The region’s best restaurants combine these three elements, often with Asian cooking techniques, resulting in dishes that are intrinsically connected to the place. There aren’t many restaurants directly in the Daintree—most are in Port Douglas.
Nautilus has been the restaurant of choice for visiting dignitaries for over 65 years. But this open-air dining destination isn’t trapped in time. Instead, head here for the contemporary and seasonal degustation menus featuring fresh seafood and local produce. Most dietary restrictions are catered for (vegetarian, pescatarian, seafood-free, and gluten-free menus are available) if arranged in advance.
“Modern Australian” is a culinary term that may seem difficult to define, but Zinc’s menu encapsulates it well. Here, food is cooked over a custom-built grill fueled by native hardwoods and local charcoal, which enhances the flavors of the region’s best seafood and produce. Expect dishes such as sticky pork belly, barramundi in a coconut curry, or pork loin from the nearby Atherton Tablelands. Gluten-free, vegetarian, and vegan options are available.
Harrisons may be situated within the Sheraton Grand Mirage Resort, but it’s not your standard hotel restaurant. This Port Douglas mainstay is the town’s most nationally awarded restaurant, with chef Spencer Patrick (who has worked at Michelin-starred restaurants) and his wife, Reina Patrick, at the helm. Beautifully plated meals include lamb shoulder with cucumber and mint, north Queensland squid spaghetti, and scallops with fried seaweed.
La Cucina + Bar
If you’re stuffed to capacity on seafood—or want your seafood with a side of pasta – La Cucina is a modern Italian restaurant where you can order everything from a traditional pizza to locally caught prawns. Don’t miss La Cucina’s famous spaghetti, which comes served with chili mud crab.
Port Douglas Markets
While not a restaurant as such, it would be remiss not to mention the Port Douglas Markets, where hundreds of vendors gather on the waterfront every Sunday. One of the best markets in north Queensland, this is where you’ll find locally-grown produce, refreshing juices and smoothies, freshly baked goods, coffee, and food truck treats.
The Treehouse Restaurant
Guests go to Silky Oaks for the surrounds (hidden in the rainforest, from the restaurant, you can hear the sound of the Mossman River running below) but leave raving about the food. Fortunately, you don’t have to be staying at the lodge to experience the meals that chef Mark Godbeer creates from the on-site kitchen garden.

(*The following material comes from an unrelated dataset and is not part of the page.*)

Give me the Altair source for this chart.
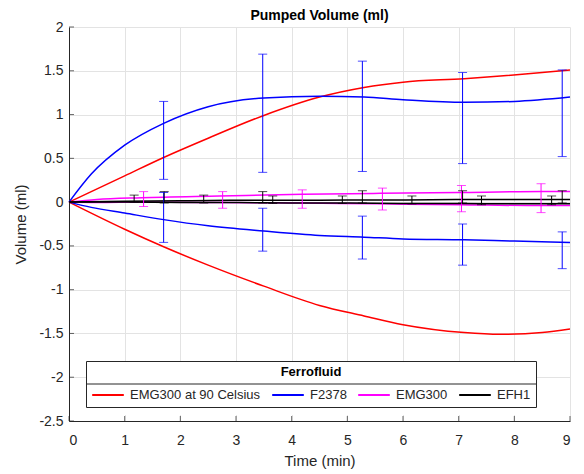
import altair as alt
import pandas as pd

# ---------------- data ----------------
series = ["EMG300 at 90 Celsius", "F2378", "EMG300", "EFH1"]
colors = ["#ff0000", "#0000ff", "#ff00ff", "#000000"]

# curves (each fluid has an upper and a lower curve)
red_x = [0, 1, 1.7, 2.5, 3.5, 4.5, 5.3, 6, 7.1, 7.75, 8.5, 9]
red_upper = [0, 0.30, 0.51, 0.73, 0.99, 1.20, 1.31, 1.37, 1.41, 1.44, 1.48, 1.51]
red_lower = [0, -0.31, -0.51, -0.72, -0.96, -1.18, -1.30, -1.40, -1.49, -1.51, -1.49, -1.45]

blue_x = [0, 0.4, 1, 1.7, 2.5, 3.5, 4.5, 5.3, 6, 7.1, 8, 9]
blue_upper = [0, 0.32, 0.65, 0.90, 1.09, 1.19, 1.21, 1.20, 1.17, 1.14, 1.15, 1.20]
blue_lower = [0, -0.06, -0.125, -0.20, -0.27, -0.33, -0.38, -0.40, -0.42, -0.43, -0.445, -0.46]

mag_x = [0, 0.5, 1.3, 2.7, 4.2, 5.6, 7, 8.5, 9]
mag_upper = [0, 0.03, 0.05, 0.07, 0.09, 0.10, 0.11, 0.12, 0.12]
mag_lower = [0, -0.005, 0, -0.005, -0.01, -0.02, -0.03, -0.04, -0.04]

blk_x = [0, 1, 2, 3, 4, 5, 6, 7, 8, 9]
blk_upper = [0, 0.01, 0.015, 0.02, 0.02, 0.025, 0.025, 0.03, 0.03, 0.03]
blk_lower = [0, 0, -0.005, -0.005, -0.01, -0.01, -0.015, -0.015, -0.02, -0.02]

# error bars
blue_eb_x = [1.7, 3.48, 5.27, 7.07, 8.86]
blue_up_lo = [0.26, 0.34, 0.35, 0.44, 0.52]
blue_up_hi = [1.15, 1.69, 1.61, 1.48, 1.51]
blue_dn_lo = [-0.46, -0.56, -0.65, -0.72, -0.76]
blue_dn_hi = [0.11, -0.07, -0.16, -0.25, -0.34]

mag_eb_x = [1.34, 2.76, 4.19, 5.63, 7.05, 8.48]
mag_eb_lo = [-0.05, -0.07, -0.07, -0.09, -0.11, -0.12]
mag_eb_hi = [0.12, 0.12, 0.14, 0.16, 0.19, 0.21]

blk_a_x = [1.17, 2.42, 3.66, 4.91, 6.16, 7.41, 8.67]
blk_a_lo = [0.0, -0.01, -0.015, -0.015, -0.02, -0.03, -0.03]
blk_a_hi = [0.08, 0.08, 0.07, 0.07, 0.07, 0.07, 0.07]
blk_b_x = [1.71, 3.48, 5.27, 7.07, 8.86]
blk_b_lo = [-0.01, -0.01, -0.01, -0.01, -0.01]
blk_b_hi = [0.12, 0.12, 0.13, 0.13, 0.13]

x_ticks = [0, 1, 2, 3, 4, 5, 6, 7, 8, 9]
y_ticks = [-2.5, -2, -1.5, -1, -0.5, 0, 0.5, 1, 1.5, 2]

# ---------------- tables ----------------
rows = []
for name, xs, ups, lows in [
    (series[0], red_x, red_upper, red_lower),
    (series[1], blue_x, blue_upper, blue_lower),
    (series[2], mag_x, mag_upper, mag_lower),
    (series[3], blk_x, blk_upper, blk_lower),
]:
    for xv, yv in zip(xs, ups):
        rows.append({"fluid": name, "curve": name + " up", "t": xv, "v": yv})
    for xv, yv in zip(xs, lows):
        rows.append({"fluid": name, "curve": name + " low", "t": xv, "v": yv})
lines_df = pd.DataFrame(rows)

eb = []
for name, xs, lo, hi in [
    (series[1], blue_eb_x, blue_up_lo, blue_up_hi),
    (series[1], blue_eb_x, blue_dn_lo, blue_dn_hi),
    (series[2], mag_eb_x, mag_eb_lo, mag_eb_hi),
    (series[3], blk_a_x, blk_a_lo, blk_a_hi),
    (series[3], blk_b_x, blk_b_lo, blk_b_hi),
]:
    for xv, l, h in zip(xs, lo, hi):
        eb.append({"fluid": name, "t": xv, "lo": l, "hi": h})
eb_df = pd.DataFrame(eb)

FONT = "Liberation Sans"
TXT = "#262626"

xscale = alt.Scale(domain=[0, 9], nice=False)
yscale = alt.Scale(domain=[-2.5, 2], nice=False)
cscale = alt.Scale(domain=series, range=colors)

xaxis = alt.Axis(values=x_ticks, title="Time (min)", grid=True, tickSize=0,
                 labelPadding=12, titlePadding=6, labelExpr="toString(datum.value)")
yaxis = alt.Axis(values=y_ticks, title="Volume (ml)", grid=True, tickSize=0,
                 labelPadding=6, titlePadding=10, labelExpr="toString(datum.value)")

# legend background box (white, covers the grid)
box = alt.Chart(pd.DataFrame({"k": [0]})).mark_rect(
    fill="white", stroke=None
).encode(x=alt.value(17), x2=alt.value(467), y=alt.value(334), y2=alt.value(388))

sep = alt.Chart(pd.DataFrame({"k": [0]})).mark_rule(
    color=TXT, strokeWidth=1
).encode(x=alt.value(17), x2=alt.value(467), y=alt.value(357))

# inward tick marks (MATLAB style)
xt = alt.Chart(pd.DataFrame({"t": x_ticks})).mark_tick(
    orient="vertical", size=5, thickness=1, color=TXT
).encode(x=alt.X("t:Q", scale=xscale), y=alt.value(391.5))
yt = alt.Chart(pd.DataFrame({"v": y_ticks})).mark_tick(
    orient="horizontal", size=5, thickness=1, color=TXT
).encode(y=alt.Y("v:Q", scale=yscale), x=alt.value(2.5))

lines = alt.Chart(lines_df).mark_line(strokeWidth=1.5, interpolate="monotone").encode(
    x=alt.X("t:Q", scale=xscale, axis=xaxis),
    y=alt.Y("v:Q", scale=yscale, axis=yaxis),
    color=alt.Color("fluid:N", scale=cscale, sort=series,
                    legend=alt.Legend(
                        title="Ferrofluid", orient="none", direction="horizontal",
                        legendX=17, legendY=334, titleAnchor="middle",
                        symbolType="stroke", symbolSize=1000, symbolStrokeWidth=2,
                        columnPadding=7, labelOffset=5, padding=5,
                        strokeColor=TXT, titlePadding=-1,
                        titleFont=FONT, titleFontSize=13, titleFontWeight="bold",
                        titleColor="black", labelFont=FONT, labelFontSize=13,
                        labelColor=TXT, labelLimit=300)),
    detail="curve:N",
    order="t:Q",
)

rules = alt.Chart(eb_df).mark_rule(strokeWidth=1).encode(
    x="t:Q", y="lo:Q", y2="hi:Q",
    color=alt.Color("fluid:N", scale=cscale, legend=None),
)
caps_lo = alt.Chart(eb_df).mark_tick(orient="horizontal", size=9, thickness=1).encode(
    x="t:Q", y="lo:Q", color=alt.Color("fluid:N", scale=cscale, legend=None),
)
caps_hi = alt.Chart(eb_df).mark_tick(orient="horizontal", size=9, thickness=1).encode(
    x="t:Q", y="hi:Q", color=alt.Color("fluid:N", scale=cscale, legend=None),
)

chart = alt.layer(box, xt, yt, lines, rules, caps_lo, caps_hi, sep).properties(
    width=501, height=394,
    title=alt.TitleParams("Pumped Volume (ml)", font=FONT, fontSize=14,
                          fontWeight="bold", color="black", offset=-3,
                          frame="group", anchor="middle"),
    autosize=alt.AutoSizeParams(type="none"),
    padding={"left": 61, "top": 19, "right": 6, "bottom": 48},
).configure_view(stroke=None).configure_axis(
    labelFont=FONT, labelFontSize=14, labelColor=TXT,
    titleFont=FONT, titleFontSize=15, titleFontWeight="normal", titleColor=TXT,
    gridColor="#e3e3e3", gridWidth=1, domainColor=TXT, domainWidth=1,
).resolve_scale(color="shared")

chart.save("out.html", embed_options={"renderer": "svg", "actions": False})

The Treehouse Restaurant is open to non-guests from noon until 2:30 pm daily (bookings are essential). Menus change seasonally, but you can expect shared dishes heavily influenced by Asian flavors and ingredients, such as kingfish tataki, tempura reef fish, and tropical sorbets.
WHET & Daintree Fan Palm Farm
Once you cross the Daintree River into Cape Tribulation, dining options thin out considerably (just over 100 people live here). For lunch or a casual dinner, head to WHET. Set beside the beach and surrounded by the rainforest, this is the spot to order fresh fish and chips (made with pan-fried barramundi) or a vegetarian Buddha bowl. Given the restaurant’s remote location, bookings are essential.
Looking to stock up on snacks for your road trip? Swing by the Daintree Fan Palm Farm for supplies. In addition to serving coffee and simple snacks (such as savory hand pies and sausage rolls), the organic food store sells fresh produce, dried goods, and local dairy products. An on-site boardwalk provides access to ancient trees, giant fan palms, and a seasonal swimming hole.